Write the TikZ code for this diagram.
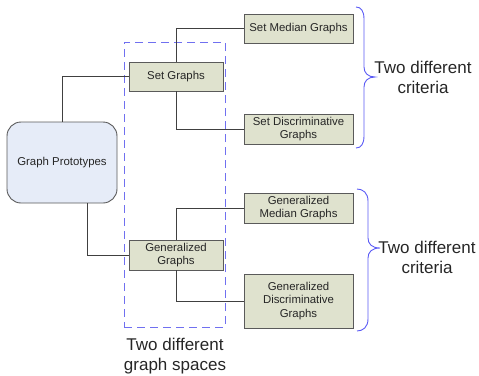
\documentclass[tikz,border=0pt]{standalone}
\usepackage{fontspec}
\setmainfont{Liberation Sans}
\definecolor{boxfill}{HTML}{DFE2CE}
\definecolor{boxline}{HTML}{5A5A5A}
\definecolor{gpfill}{HTML}{E6ECF8}
\definecolor{dashblue}{HTML}{7070F0}
\definecolor{braceblue}{HTML}{5A5AF5}
\begin{document}
\begin{tikzpicture}[x=1pt,y=-1pt,
  gbox/.style={draw=boxline,line width=0.9pt,fill=boxfill,align=center,inner sep=1pt,
    font=\fontsize{11.4}{13.2}\selectfont,text=black!85},
  conn/.style={draw=black!75,line width=0.8pt},
  lbl/.style={align=center,font=\fontsize{17}{20}\selectfont,text=black!85},
  brc/.style={draw=braceblue,line width=0.9pt}]
\useasboundingbox (0,0) rectangle (479,375);
% graph spaces box
\node[draw=dashblue,line width=1pt,dash pattern=on 8pt off 5pt,minimum width=101pt,minimum height=285pt,inner sep=0pt] (dbox) at (174.5,184.5) {};
\node[draw=boxline,line width=0.9pt,fill=gpfill,rounded corners=14pt,minimum width=110pt,minimum height=81pt,inner sep=0pt,
  font=\fontsize{11.4}{13.2}\selectfont,text=black!85] (GP) at (62,162.5) {Graph Prototypes};
\node[gbox,minimum width=94pt,minimum height=29pt] (SG) at (176,76.5) {Set Graphs};
\node[gbox,minimum width=109pt,minimum height=29pt] (SMG) at (298.5,28.5) {Set Median Graphs};
\node[gbox,minimum width=109pt,minimum height=30pt] (SDG) at (298.5,129) {Set Discriminative\\Graphs};
\node[gbox,minimum width=94pt,minimum height=30pt] (GG) at (176,255) {Generalized\\Graphs};
\node[gbox,minimum width=109pt,minimum height=30pt] (GMG) at (298.5,208) {Generalized\\Median Graphs};
\node[gbox,minimum width=109pt,minimum height=54pt] (GDG) at (298.5,301) {Generalized\\Discriminative\\Graphs};
% connectors
\draw[conn] (GP.north) |- (SG.west);
\draw[conn] ([xshift=25pt]GP.south) |- (GG.west);
\draw[conn] (SG.north) |- (SMG.west);
\draw[conn] (SG.south) |- (SDG.west);
\draw[conn] (GG.north) |- (GMG.west);
\draw[conn] (GG.south) |- (GDG.west);
% braces
\draw[brc] (356,7) .. controls (361,7) and (364,11) .. (364,19) -- (364,67)
  .. controls (364,73) and (368,77) .. (375,77)
  .. controls (368,77) and (364,81) .. (364,87) -- (364,136)
  .. controls (364,144) and (361,148) .. (356,148);
\draw[brc] (357,189) .. controls (363,189) and (368,193) .. (368,201) -- (368,238)
  .. controls (368,244) and (372,248) .. (380,248)
  .. controls (372,248) and (368,252) .. (368,258) -- (368,319)
  .. controls (368,327) and (363,331) .. (357,331);
% labels
\node[lbl] (c1) at (423,77) {Two different\\criteria};
\node[lbl] (c2) at (427,257) {Two different\\criteria};
\node[lbl] (c3) at (175,356) {Two different\\graph spaces};
\end{tikzpicture}
\end{document}
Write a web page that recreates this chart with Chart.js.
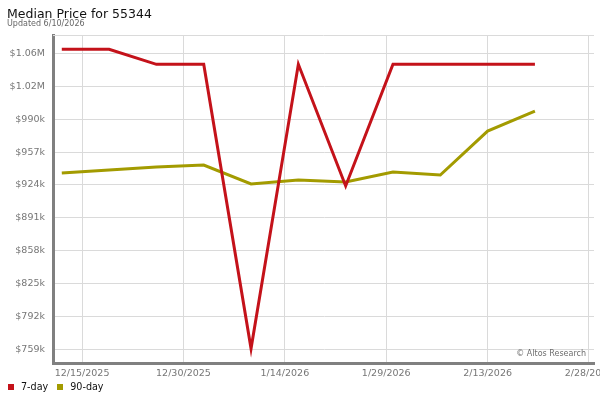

#####

**THE EXERCISE:** Reproduce the entries above word for word. Pictures stay out.

**CORRECT RESPONSE:**
Write the TikZ code for this diagram.
\documentclass[tikz,border=0pt]{standalone}
\usepackage{fontspec}
\setmainfont{Liberation Sans}
\definecolor{boxfill}{HTML}{DFE2CE}
\definecolor{boxline}{HTML}{5A5A5A}
\definecolor{gpfill}{HTML}{E6ECF8}
\definecolor{dashblue}{HTML}{7070F0}
\definecolor{braceblue}{HTML}{5A5AF5}
\begin{document}
\begin{tikzpicture}[x=1pt,y=-1pt,
  gbox/.style={draw=boxline,line width=0.9pt,fill=boxfill,align=center,inner sep=1pt,
    font=\fontsize{11.4}{13.2}\selectfont,text=black!85},
  conn/.style={draw=black!75,line width=0.8pt},
  lbl/.style={align=center,font=\fontsize{17}{20}\selectfont,text=black!85},
  brc/.style={draw=braceblue,line width=0.9pt}]
\useasboundingbox (0,0) rectangle (479,375);
% graph spaces box
\node[draw=dashblue,line width=1pt,dash pattern=on 8pt off 5pt,minimum width=101pt,minimum height=285pt,inner sep=0pt] (dbox) at (174.5,184.5) {};
\node[draw=boxline,line width=0.9pt,fill=gpfill,rounded corners=14pt,minimum width=110pt,minimum height=81pt,inner sep=0pt,
  font=\fontsize{11.4}{13.2}\selectfont,text=black!85] (GP) at (62,162.5) {Graph Prototypes};
\node[gbox,minimum width=94pt,minimum height=29pt] (SG) at (176,76.5) {Set Graphs};
\node[gbox,minimum width=109pt,minimum height=29pt] (SMG) at (298.5,28.5) {Set Median Graphs};
\node[gbox,minimum width=109pt,minimum height=30pt] (SDG) at (298.5,129) {Set Discriminative\\Graphs};
\node[gbox,minimum width=94pt,minimum height=30pt] (GG) at (176,255) {Generalized\\Graphs};
\node[gbox,minimum width=109pt,minimum height=30pt] (GMG) at (298.5,208) {Generalized\\Median Graphs};
\node[gbox,minimum width=109pt,minimum height=54pt] (GDG) at (298.5,301) {Generalized\\Discriminative\\Graphs};
% connectors
\draw[conn] (GP.north) |- (SG.west);
\draw[conn] ([xshift=25pt]GP.south) |- (GG.west);
\draw[conn] (SG.north) |- (SMG.west);
\draw[conn] (SG.south) |- (SDG.west);
\draw[conn] (GG.north) |- (GMG.west);
\draw[conn] (GG.south) |- (GDG.west);
% braces
\draw[brc] (356,7) .. controls (361,7) and (364,11) .. (364,19) -- (364,67)
  .. controls (364,73) and (368,77) .. (375,77)
  .. controls (368,77) and (364,81) .. (364,87) -- (364,136)
  .. controls (364,144) and (361,148) .. (356,148);
\draw[brc] (357,189) .. controls (363,189) and (368,193) .. (368,201) -- (368,238)
  .. controls (368,244) and (372,248) .. (380,248)
  .. controls (372,248) and (368,252) .. (368,258) -- (368,319)
  .. controls (368,327) and (363,331) .. (357,331);
% labels
\node[lbl] (c1) at (423,77) {Two different\\criteria};
\node[lbl] (c2) at (427,257) {Two different\\criteria};
\node[lbl] (c3) at (175,356) {Two different\\graph spaces};
\end{tikzpicture}
\end{document}
Write a web page that recreates this chart with Chart.js.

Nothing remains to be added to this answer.